07 Nov 12 Misappropriated funds deposited to bank account not assessable - Re the Employed Accountant
The AAT has held that moneys misappropriated from clients and deposited into the taxpayer’s bank account were not beneficially derived by the taxpayer and were therefore not assessable income in the taxpayer’s hands.
The AAT also allowed deductions for interest on loans related to investment properties owned by the taxpayer.
The taxpayer worked as an employee in a suburban professional taxation and accounting practice. For at least part of the relevant period he also derived rental income from investment properties.
The deposits to the taxpayer’s bank account comprised cheques originally drawn in favour of the ATO by clients of the accounting practice. They were able to be deposited to the taxpayer’s account because the name of the payee, as shown on the cheque, was improperly altered, from ATO to the taxpayer. The client’s BAS would be altered, without the knowledge of the client, to show a lower liability. The taxpayer would arrange a bank cheque for the lower amount and deliver the bank cheque to his employer. The doctored BAS, together with the bank cheque, would be lodged with the ATO. The clients knew nothing of what was happening. There was some evidence to support assertions that the lower amounts were paid to the ATO. There was no evidence to support the taxpayer’s assertions that the balance was paid to the employer in cash.

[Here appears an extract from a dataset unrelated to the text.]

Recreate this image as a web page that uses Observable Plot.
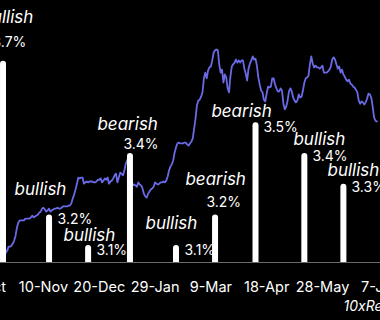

The Commissioner took the view that amounts deposited to the taxpayer’s account, less amounts actually paid to the ATO, were assessable income in the taxpayer’s hands.
The AAT held that the money that went into the taxpayer’s bank account was never his. This meant that the taxpayer was not beneficially entitled to the amounts to which he was assessed. To the extent that the deposits were included in his assessable income, they should not have been. The taxpayer therefore had discharged his burden of proving that the assessments were excessive.
The AAT also allowed deductions for interest on loans connected with the taxpayer’s investment properties, as detailed to the Tribunal.
Re The Employed Accountant and FCT  AATA 770 (Deputy President S E Frost, 6 November 2012).